On the Calabi-Yau Conjectures for Minimal Hypersurfaces in Higher Dimensions

TL;DR

This paper investigates the Calabi-Yau conjectures for minimal hypersurfaces in higher dimensions, proving a chord-arc estimate for bounded curvature cases and constructing counterexamples to properness in dimensions three and above.

Contribution

It provides a new chord-arc estimate for minimal disks with bounded curvature and constructs explicit counterexamples to the properness conjecture in higher dimensions.

Findings

Chord-arc estimate for minimal disks with bounded curvature

Existence of improperly embedded minimal hypersurfaces in higher dimensions

Counterexamples to the properness conjecture in dimensions n ≥ 3

Abstract

In this paper, we study the Calabi-Yau conjectures for complete minimal hypersurfaces $\Sigma^{n}\subset \mathbb{R}^{n+1}$ in dimensions $n\ge 3$. These conjectures ask whether a complete minimal hypersurface must be unbounded, and more strongly, whether it must be proper.
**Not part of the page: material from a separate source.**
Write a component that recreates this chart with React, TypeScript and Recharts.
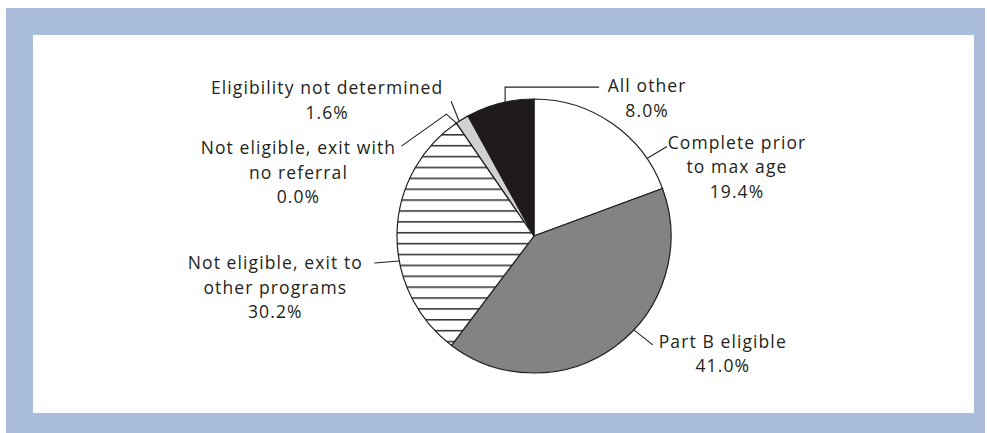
import React from "react";
import { PieChart, Pie, Cell } from "recharts";

const categories = [
  "Complete prior to max age",
  "Part B eligible",
  "Not eligible, exit to other programs",
  "Not eligible, exit with no referral",
  "Eligibility not determined",
  "All other",
];
const labelLines = [
  ["Complete prior", "to max age"],
  ["Part B eligible"],
  ["Not eligible, exit to", "other programs"],
  ["Not eligible, exit with", "no referral"],
  ["Eligibility not determined"],
  ["All other"],
];
const values = [19.4, 41.0, 30.2, 0.0, 1.6, 8.0];

const fills = ["#ffffff", "#838383", "url(#hstripes)", "#ffffff", "#d1d1d1", "#1f1b1c"];

// leader layout, relative to each slice's rim point
const leaderLayout = [
  { delta: 20.7, path: [[20, -12]], text: [70, 2] },
  { delta: -10.1, path: [[19, 15]], text: [70, 3] },
  { delta: -11.8, path: [[-25, 2]], text: [-99, 6] },
  { delta: 0, path: [[-10, -9], [-45, 32]], text: [-103, 8] },
  { delta: -1.5, path: [[-8, -20]], text: [-124, -7] },
  { delta: 2.2, path: [[0, -15], [94, 0]], text: [48, 5] },
];

const data = categories.map((name, i) => ({ name, value: values[i] }));

const TEXT_COLOR = "#231f20";
const FONT = "'Open Sans', sans-serif";
const LINE_H = 24.5;

const renderLabel = (props: any) => {
  const { cx, cy, midAngle, outerRadius, index, value } = props;
  const lay = leaderLayout[index];
  const a = ((midAngle - lay.delta) * Math.PI) / 180;
  const x0 = cx + outerRadius * Math.cos(a);
  const y0 = cy - outerRadius * Math.sin(a);
  const pts: number[][] = [[x0, y0]];
  let px = x0;
  let py = y0;
  lay.path.forEach(([dx, dy]) => {
    px += dx;
    py += dy;
    pts.push([px, py]);
  });
  const tx = px + lay.text[0];
  const ty = py + lay.text[1];
  const lines = [...labelLines[index], `${Number(value).toFixed(1)}%`];
  return (
    <g key={`lab-${index}`}>
      <polyline
        points={pts.map((p) => p.join(",")).join(" ")}
        fill="none"
        stroke={TEXT_COLOR}
        strokeWidth={1.1}
      />
      <text
        x={tx}
        y={ty}
        textAnchor="middle"
        fill={TEXT_COLOR}
        fontFamily={FONT}
        fontSize={17.5}
        letterSpacing={1.1}
      >
        {lines.map((ln, k) => (
          <tspan key={k} x={tx} y={ty + k * LINE_H}>
            {ln}
          </tspan>
        ))}
      </text>
    </g>
  );
};

export default function App() {
  return (
    <div
      style={{
        position: "absolute",
        left: 6,
        top: 8,
        width: 979,
        height: 425,
        background: "#a9bcdc",
      }}
    >
      <div
        style={{
          position: "absolute",
          left: 27,
          top: 27,
          width: 941,
          height: 378,
          background: "#ffffff",
        }}
      >
        <PieChart width={941} height={378} margin={{ top: 0, right: 0, bottom: 0, left: 0 }}>
          <defs>
            <pattern
              id="hstripes"
              patternUnits="userSpaceOnUse"
              width={20}
              height={10.88}
              y={1.1}
            >
              <rect x={0} y={0} width={20} height={10.88} fill="#ffffff" />
              <line x1={0} y1={0.8} x2={20} y2={0.8} stroke="#2a2a2a" strokeWidth={1.5} />
            </pattern>
          </defs>
          <Pie
            data={data}
            dataKey="value"
            nameKey="name"
            cx={501}
            cy={201}
            outerRadius={137}
            startAngle={90}
            endAngle={-270}
            stroke="#231f20"
            strokeWidth={1.2}
            label={renderLabel}
            labelLine={false}
            isAnimationActive={false}
          >
            {data.map((d, i) => (
              <Cell key={d.name} fill={fills[i]} />
            ))}
          </Pie>
        </PieChart>
      </div>
    </div>
  );
}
For the unboundedness question, we prove a chord-arc estimate for an embedded minimal disk with bounded curvature, showing that intrinsic distance is controlled by a polynomial of the extrinsic distance. On the other hand, using gluing techniques, we construct a complete, improperly embedded minimal hypersurface in $\mathbb{R}^{n+1}$ for every $n\ge 3$. This example shows that the properness conjecture suggested by the deep work of Colding-Minicozzi [CM08] in the case $n=2$ fails in higher dimensions.